[tz] User time zones
rra at stanford.edu
Thu Dec 8 02:43:31 UTC 2011
Steven Abner <pheonix at zoomtown.com> writes:
> I am not sure of what function Perl would use or your application would
> use if you wished to translate a server in Japan sending a date string
> of "Maintenance will begin at 12:00 JST" and desired to display it in a
> local time string.
One of the reasons why you're finding this example challenging is that
such a time specification is fundamentally broken. "12:00 JST" is not a
well-formed and unambiguous specification of a time. This becomes even
more obvious if the example were "12:00 EST", which could refer to a time
in either the east coast of the United States or in Australia (to tie this
back to another perennial discussion of time zone abbreviations).

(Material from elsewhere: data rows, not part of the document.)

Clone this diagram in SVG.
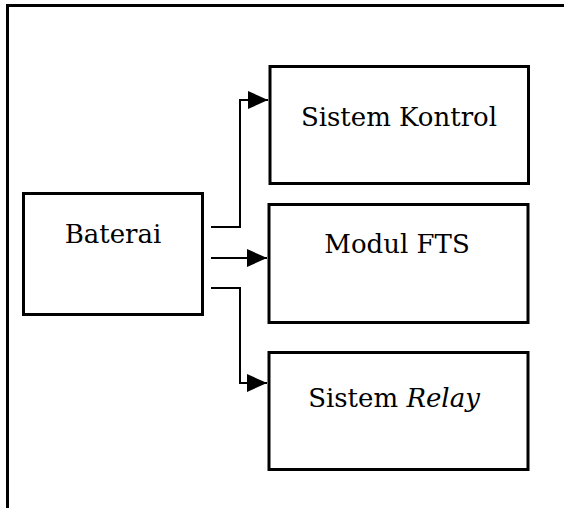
<svg xmlns="http://www.w3.org/2000/svg" width="564" height="508" viewBox="0 0 564 508">
<defs>
<marker id="arr" viewBox="0 0 20 20" refX="20" refY="10" markerWidth="20" markerHeight="20" markerUnits="userSpaceOnUse" orient="auto">
<path d="M0,1 L20,10 L0,19 Z" fill="#000"/>
</marker>
<style>
.box{fill:#fff;stroke:#000;stroke-width:3}
.lbl{font-family:"DejaVu Serif","Liberation Serif",serif;font-size:26px;fill:#000;text-anchor:middle}
.conn{fill:none;stroke:#000;stroke-width:2}
</style>
</defs>
<rect width="564" height="508" fill="#fff"/>
<path d="M7.5,508 V5.5 H564" fill="none" stroke="#000" stroke-width="3"/>
<g id="baterai">
<rect class="box" x="23.5" y="193.5" width="179" height="121"/>
<text class="lbl" x="113" y="243">Baterai</text>
</g>
<g id="sistem-kontrol">
<rect class="box" x="270" y="66.5" width="258.5" height="117"/>
<text class="lbl" x="399" y="126">Sistem Kontrol</text>
</g>
<g id="modul-fts">
<rect class="box" x="269" y="204.5" width="259" height="118"/>
<text class="lbl" x="397" y="253">Modul FTS</text>
</g>
<g id="sistem-relay">
<rect class="box" x="269" y="352.5" width="259" height="117"/>
<text class="lbl" x="394" y="407">Sistem <tspan font-style="italic">Relay</tspan></text>
</g>
<g id="connectors">
<path class="conn" d="M211,227 H240 V100 H268" marker-end="url(#arr)"/>
<path class="conn" d="M211,258 H267" marker-end="url(#arr)"/>
<path class="conn" d="M211,288 H240 V383 H267" marker-end="url(#arr)"/>
</g>
</svg>
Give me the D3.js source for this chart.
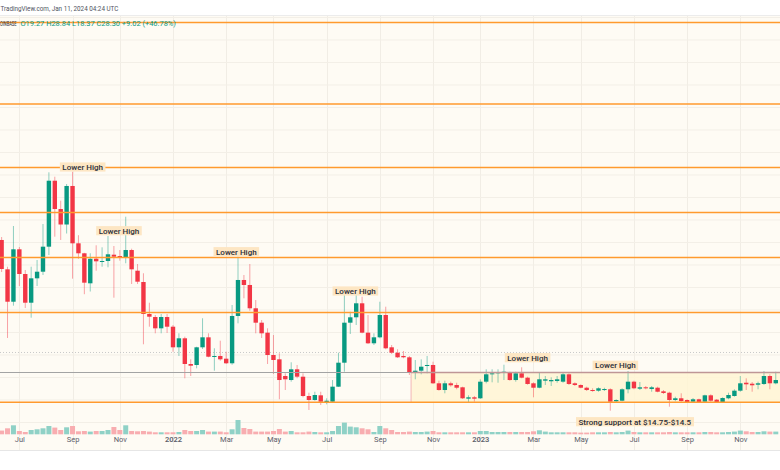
<!DOCTYPE html>
<html><head><meta charset="utf-8">
<script src="https://cdn.jsdelivr.net/npm/d3@7"></script>
<style>body{margin:0;background:#fff;} svg{display:block;font-family:Roboto,"Noto Sans",sans-serif;}</style>
</head><body><svg id="c" width="780" height="470"></svg>
<script>
// ---------- data (weekly candles, ETC/USD Coinbase) ----------
const startWeek = "2021-06-14";
const opens = [50.56,44.04,36.84,48.49,43.0,36.62,42.04,43.51,49.07,63.73,
57.44,54.0,62.56,49.82,47.6,40.93,46.4,45.67,45.89,47.29,
47.0,46.71,48.33,43.73,41.22,34.11,33.44,30.93,33.44,31.29,
26.71,28.71,23.0,22.78,26.71,28.93,24.62,24.78,24.18,23.16,
33.67,41.67,40.56,35.38,32.18,29.96,25.0,24.04,20.33,19.44,
21.82,20.18,15.89,15.0,16.04,14.56,14.62,17.96,23.29,32.18,
33.38,36.49,29.96,27.6,28.93,33.89,26.71,25.51,24.78,24.49,
21.22,21.51,22.56,22.78,18.71,17.22,18.71,18.33,17.82,15.29,
15.6,15.38,19.07,20.71,20.93,21.07,21.16,19.44,20.93,19.96,
18.71,17.73,19.29,19.16,19.22,19.07,20.71,18.71,18.33,17.73,
17.22,17.07,17.22,17.38,14.71,14.84,17.38,19.07,17.51,17.82,
17.44,17.73,16.93,16.62,15.0,15.38,15.0,14.62,15.16,14.62,
16.04,15.07,14.56,15.38,15.89,17.07,18.84,18.62,18.4,18.56,
20.33,18.71];
const highs = [51.22,44.62,53.67,49.0,43.89,44.62,46.11,54.11,65.6,64.62,
59.29,63.0,65.73,51.62,47.7,47.6,49.38,48.93,51.44,49.22,
48.33,55.73,48.62,45.22,43.16,36.62,33.89,34.11,34.11,31.67,
29.82,29.07,24.04,26.84,33.16,29.82,26.49,28.18,25.73,36.11,
46.84,42.78,45.22,37.22,32.78,30.93,29.44,25.38,20.93,23.38,
22.78,20.93,16.62,16.84,16.84,15.38,19.44,25.51,38.78,34.62,
38.78,37.96,33.89,29.82,36.84,35.73,27.22,26.27,25.89,24.78,
23.89,24.04,24.78,23.51,19.29,19.29,19.07,18.84,17.96,16.04,
15.89,19.6,21.82,21.82,21.82,22.84,21.29,21.29,22.27,20.18,
18.93,21.07,20.33,20.04,20.33,21.07,20.93,18.93,18.49,17.96,
17.6,17.82,17.73,17.6,15.16,17.6,21.44,19.29,19.0,18.11,
18.11,17.96,17.22,16.84,15.73,16.49,15.16,15.44,15.29,16.18,
16.27,15.22,15.6,16.62,17.38,20.33,19.82,19.0,19.07,21.44,
20.71,21.29];
const lows = [43.44,28.78,35.96,40.33,35.44,33.29,40.33,42.78,47.22,51.29,
50.56,52.0,41.96,46.38,38.51,39.11,43.73,44.62,44.49,37.73,
45.96,45.38,40.78,40.78,27.38,31.29,29.82,29.82,29.89,25.73,
24.78,19.82,20.33,22.04,26.33,24.49,21.51,23.73,23.0,22.84,
32.04,37.6,34.84,29.82,28.78,23.0,20.78,15.16,17.22,19.07,
19.82,15.6,12.78,14.84,13.89,14.04,14.4,17.89,21.29,29.67,
31.67,29.82,27.44,27.22,28.71,26.27,25.22,24.33,24.27,20.56,
19.6,20.71,20.93,18.56,17.07,16.49,17.96,17.38,15.22,14.49,
14.62,15.22,18.71,18.93,18.84,19.44,19.29,19.07,19.82,18.4,
15.6,17.6,18.33,18.11,18.84,18.84,18.33,18.11,17.6,17.0,
16.84,16.84,17.0,12.62,14.4,14.71,16.49,17.38,17.22,17.38,
16.84,16.71,16.33,13.51,14.71,14.62,14.4,14.4,14.4,14.4,
14.62,14.33,14.4,15.16,15.73,16.84,17.22,16.84,17.38,18.33,
17.38,18.49];
const closes = [44.11,36.84,48.49,43.0,36.62,42.04,43.51,49.07,63.73,57.44,
54.0,62.56,49.82,47.6,41.07,46.38,45.82,45.89,47.38,46.84,
46.71,48.33,44.04,41.29,34.11,33.51,30.93,33.44,31.29,26.71,
28.71,23.0,22.62,26.71,28.93,24.62,24.78,24.04,23.16,33.67,
41.67,40.56,35.38,32.18,29.82,25.0,23.89,19.44,19.6,21.82,
20.18,15.89,15.0,16.11,14.62,14.84,17.96,23.29,32.18,33.38,
36.49,29.96,27.6,28.93,33.89,26.49,25.51,24.49,24.49,21.16,
21.51,22.4,22.78,18.71,17.22,18.71,18.27,17.73,15.38,15.6,
15.29,19.07,20.71,20.93,21.16,21.29,19.44,20.93,19.96,18.56,
17.73,19.6,19.6,19.44,19.6,20.71,18.56,18.33,17.73,17.22,
17.0,17.6,17.44,14.62,15.0,17.38,19.07,17.6,17.82,17.6,
17.82,16.84,16.56,15.0,15.38,14.78,14.56,15.16,14.56,16.04,
14.84,14.49,15.44,16.11,17.07,18.71,18.49,18.27,18.71,20.33,
18.71,19.44];
const volumes = [370,600,900,330,230,430,500,600,830,670,
430,700,830,300,330,270,330,330,430,730,
430,900,330,300,330,270,200,200,200,200,
230,430,330,330,430,270,270,270,200,500,
1430,630,530,270,270,270,330,530,270,330,
200,200,270,230,200,200,330,830,1170,770,
700,600,500,230,830,600,430,230,230,270,
230,230,270,330,200,200,200,200,200,200,
200,330,330,230,230,230,230,230,230,230,
300,400,270,200,200,200,200,200,170,170,
200,200,200,230,200,230,370,230,200,200,
200,200,200,230,200,200,200,200,200,230,
230,200,200,230,270,370,300,230,230,300,
270,270];
const tickDates = ["2021-07-05","2021-09-06","2021-11-01","2022-01-03","2022-03-07","2022-05-02",
"2022-07-04","2022-09-05","2022-11-07","2023-01-02","2023-03-06","2023-05-01","2023-07-03","2023-09-04","2023-11-06"];
const tickLabels = ["Jul","Sep","Nov","2022","Mar","May","Jul","Sep","Nov","2023","Mar","May","Jul","Sep","Nov"];
const resistanceLevels = [98.89, 80.78, 66.67, 56.67, 46.67, 34.44];
const rangeTop = 21.11;
const supportLevel = 14.5;
const dottedLevel = 25.56;
const rangeStart = "2022-10-12";
const annotationDates = ["2021-09-18","2021-10-31","2022-03-19","2022-08-07","2023-02-27","2023-06-11","2023-07-04"];
const annotationPrices = [66.78, 52.62, 47.96, 39.22, 24.4, 22.71, 10.18];
const annotationTexts = ["Lower High","Lower High","Lower High","Lower High","Lower High","Lower High","Strong support at $14.75-$14.5"];
const headerText = "TradingView.com, Jan 11, 2024 04:24 UTC";
const legendSymbol = "OINBASE";
const legendValues = "O19.27  H28.84  L18.37  C28.30  +9.02 (+46.78%)";

// ---------- drawing ----------
const W = 780, H = 470;
const paneTop = 16, paneBottom = 450, volBase = 434.3;
const parse = d3.utcParse("%Y-%m-%d");
const start = parse(startWeek);
const bars = opens.map((o, i) => ({
  date: d3.utcMonday.offset(start, i), o, h: highs[i], l: lows[i], c: closes[i], v: volumes[i]
}));

const x = d3.scaleUtc().domain([parse("2022-01-03"), parse("2023-01-02")]).range([173, 480.3]);
const y = d3.scaleLinear().domain([0, 100]).range([467.5, 17.5]);
const vy = d3.scaleLinear().domain([0, 3000]).range([volBase, volBase - 30]);

const UP = "#089981", DOWN = "#f23645";
const svg = d3.select("#c");

svg.append("rect").attr("width", W).attr("height", H).attr("fill", "#ffffff");
svg.append("rect").attr("x", 0).attr("y", paneTop).attr("width", W).attr("height", paneBottom - paneTop).attr("fill", "#fefbf4");
svg.append("line").attr("x1", 0).attr("x2", W).attr("y1", paneTop - 0.5).attr("y2", paneTop - 0.5).attr("stroke", "#ececec");
svg.append("line").attr("x1", 0).attr("x2", W).attr("y1", paneBottom + 0.5).attr("y2", paneBottom + 0.5).attr("stroke", "#e6e6e6");

const clip = svg.append("defs").append("clipPath").attr("id", "pane");
clip.append("rect").attr("x", 0).attr("y", paneTop).attr("width", W).attr("height", paneBottom - paneTop);
const pane = svg.append("g").attr("clip-path", "url(#pane)");

// grid
const tDates = tickDates.map(parse);
pane.append("g").selectAll("line").data(tDates).join("line")
  .attr("x1", d => Math.round(x(d)) + 0.5).attr("x2", d => Math.round(x(d)) + 0.5)
  .attr("y1", paneTop).attr("y2", paneBottom).attr("stroke", "#f1ede5");
pane.append("g").selectAll("line").data(y.ticks(25).filter(t => y(t) < volBase)).join("line")
  .attr("x1", 0).attr("x2", W).attr("y1", d => y(d)).attr("y2", d => y(d)).attr("stroke", "#f3efe7");

// range box
const rx = x(parse(rangeStart));
pane.append("rect").attr("x", rx).attr("y", y(rangeTop)).attr("width", W - rx + 5)
  .attr("height", y(supportLevel) - y(rangeTop)).attr("fill", "#fff4d4").attr("opacity", 0.85);
pane.append("line").attr("x1", rx).attr("x2", rx).attr("y1", y(rangeTop)).attr("y2", y(supportLevel))
  .attr("stroke", "#f3b7b7").attr("stroke-width", 1);

// volume
const bw = 4.4;
pane.append("g").selectAll("rect").data(bars).join("rect")
  .attr("x", d => x(d.date) - 2.5).attr("width", 5)
  .attr("y", d => vy(d.v)).attr("height", d => volBase - vy(d.v))
  .attr("fill", d => d.c >= d.o ? "#8fd1c6" : "#f8adb0");

// dotted line
pane.append("line").attr("x1", 0).attr("x2", W).attr("y1", y(dottedLevel)).attr("y2", y(dottedLevel))
  .attr("stroke", "#c9c9c9").attr("stroke-dasharray", "1,2");

// candles
const cg = pane.append("g");
cg.selectAll("line").data(bars).join("line")
  .attr("x1", d => x(d.date)).attr("x2", d => x(d.date))
  .attr("y1", d => y(d.h)).attr("y2", d => y(d.l))
  .attr("stroke", d => d.c >= d.o ? UP : DOWN).attr("stroke-opacity", 0.45).attr("stroke-width", 1);
cg.selectAll("rect").data(bars).join("rect")
  .attr("x", d => x(d.date) - bw / 2).attr("width", bw)
  .attr("y", d => y(Math.max(d.o, d.c)))
  .attr("height", d => Math.max(1, Math.abs(y(d.o) - y(d.c))))
  .attr("fill", d => d.c >= d.o ? UP : DOWN);

// levels
pane.append("line").attr("x1", 0).attr("x2", W).attr("y1", y(rangeTop)).attr("y2", y(rangeTop))
  .attr("stroke", "#a3a3a3").attr("stroke-width", 1.2);
pane.append("line").attr("x1", rx).attr("x2", W).attr("y1", y(rangeTop)).attr("y2", y(rangeTop))
  .attr("stroke", "#bf9696").attr("stroke-width", 1.3);
pane.append("g").selectAll("line").data(resistanceLevels.concat([supportLevel])).join("line")
  .attr("x1", 0).attr("x2", W).attr("y1", d => y(d)).attr("y2", d => y(d))
  .attr("stroke", "#ff9a2e").attr("stroke-width", 1.5);

// annotations
annotationTexts.forEach((txt, i) => {
  const g = svg.append("g");
  const cx = x(parse(annotationDates[i])), cy = y(annotationPrices[i]);
  const t = g.append("text").attr("x", cx).attr("y", cy + 3)
    .attr("text-anchor", "middle").attr("fill", "#2a2e39")
    .style("font-size", "8px").style("font-weight", 500).text(txt);
  const bb = t.node().getBBox();
  g.insert("rect", "text").attr("x", bb.x - 2.5).attr("y", cy - 4.6)
    .attr("width", bb.width + 5).attr("height", 9.2).attr("fill", "#fde6c3");
});

// time axis
const axis = d3.axisBottom(x).tickValues(tDates).tickSize(0).tickPadding(0)
  .tickFormat((d, i) => tickLabels[i]);
const ag = svg.append("g").attr("transform", "translate(0,437)").call(axis);
ag.select(".domain").remove();
ag.selectAll("text").attr("fill", "#5d606b").style("font-size", "7.5px")
  .style("font-family", "Roboto, sans-serif")
  .style("font-weight", (d, i) => /^\d{4}$/.test(tickLabels[i]) ? 600 : 400);

// header + legend: horizontally condensed via transform so their boxes stay true
function squeezed(txt, x0, y0, targetW, fill) {
  const g = svg.append("g");
  const t = g.append("text").attr("x", 0).attr("y", 0).attr("fill", fill)
    .style("font-size", "7px").text(txt);
  const w = t.node().getComputedTextLength();
  g.attr("transform", `translate(${x0},${y0}) scale(${targetW / w},1)`);
}
squeezed(headerText, 0.5, 11, 118, "#50535e");
squeezed(legendSymbol, 0, 25.5, 16.5, "#2a2e39");
squeezed(legendValues, 20.5, 25.5, 155.5, "#089981");
</script></body></html>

Thinking that time zone abbreviations are meaningful ways of representing
time is partly a US-centric (and to a lesser extent
Western-European-centric) view of time. Many of the time zones in the
world have no official abbreviations. Many others have ambiguous
This is why ISO 8601 does not permit times to be specified using an
alphanumeric time zone representation. Instead, it requires that time
zones be specified with the -0500 or -0800 or +0100 offset, which is
unambiguous and does not present these problems. It's also why Internet
standards such as for the Date header field of mail messages no longer
allow time zone abbreviations as the canonical method to indicate the time
zone of a time.
> Why shouldn't a function that deals with time not be allowed to use a
> time zone as input, when it is well understood what the abbreviation
> stands for?
Because it's not well-understood what the abbreviation stands for. That's
the whole point.
If you have to accept abbreviations because you're attempting to adjust
for broken input, then you have to guess. I've written code to do that to
deal with obsolete-format Usenet messages; I'm sure many others here have
as well for other applications. You build a table of time zone
abbreviations and their corresponding offsets and hope that's what the
abbreviation was intended to mean, and you do something for the cases
where you can't guess (usually fall back on UTC).
But you shouldn't lose track of the fact that you're guessing. You're
taking a stab in the dark at interpreting ambiguous and malformed input,
and some percentage of the time you're going to be wrong.